Badan Pertanahan Nasional (BPN) Kabupaten Kotawaringin Timur (Kotim) membantah tudingan melawan hukum yang dilontarkan Yuspiansyah melalui kuasa hukumnya Labih Marat Binti. Langkah pihaknya membatalkan sertifikat milik Yuspiansyah, telah sesuai prosedur.
Hal tersebut disampaikan Kepala BPN Kotim Jhonsen Ginting. Dia mengklarifikasi tudingan Yuspiansyah yang mempersoalkan putusan PTTUN Jakarta, Rabu (1/9).
Jhonsen menjelaskan, persoalan tersebut telah diproses PTTUN. Pada tingkat pertama diproses di PTUN Palangka Raya Nomor 15/G/2018/PTUN.PLK pada 13 November 2018. Setahun kemudian, tepatnya 21 Maret 2019, naik ke tingkat banding di PTTUN Jakarta Nomor 51/B/2019/PT.TUN.JKT.

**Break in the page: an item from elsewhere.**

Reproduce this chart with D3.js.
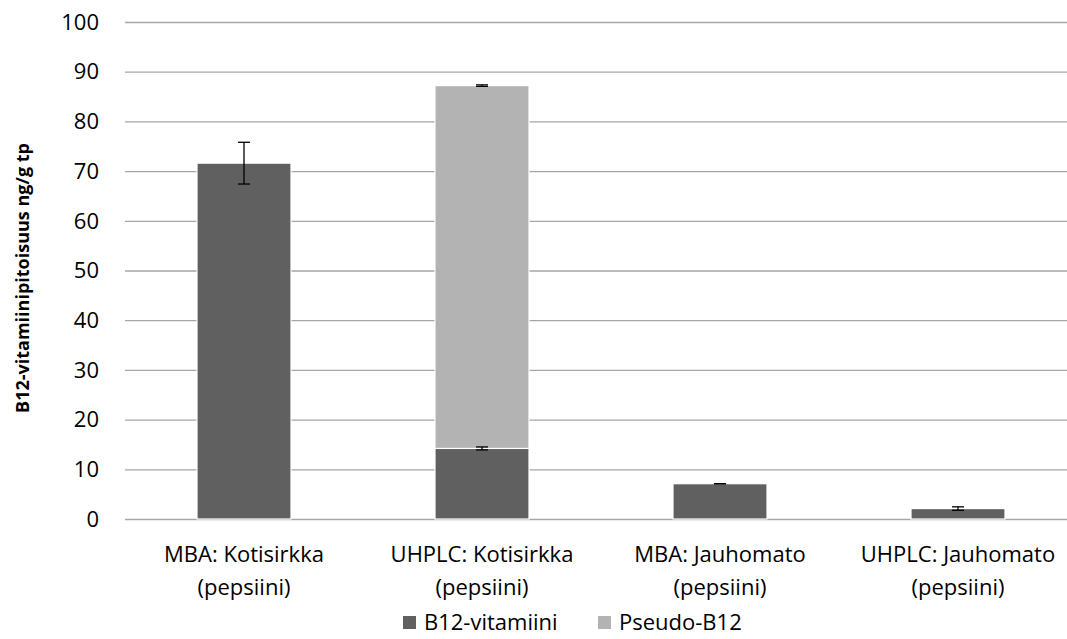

Terakhir, dilakukan proses kasasi dengan keluarnya Putusan Mahkamah Agung Nomor 365 K/TUN/2019 pada 16 September 2019. Dalam amar putusannya, menolak permohonan kasasi Yuspiansyah dan menghukum pemohon membayar biaya perkara pada tingkat kasasi sebesar Rp 500 ribu.
”Kami bekerja sesuai prosedur berdasarkan PTUN yang telah berkekuatan hukum tetap dan Mahkamah Agung menyatakan batal Sertifikat Hak Milik Nomor 571 atas nama Syahriansyah, sehingga BPN Kotim (tergugat) diwajibkan mencabut dari buku tanah,” kata Jhonsen.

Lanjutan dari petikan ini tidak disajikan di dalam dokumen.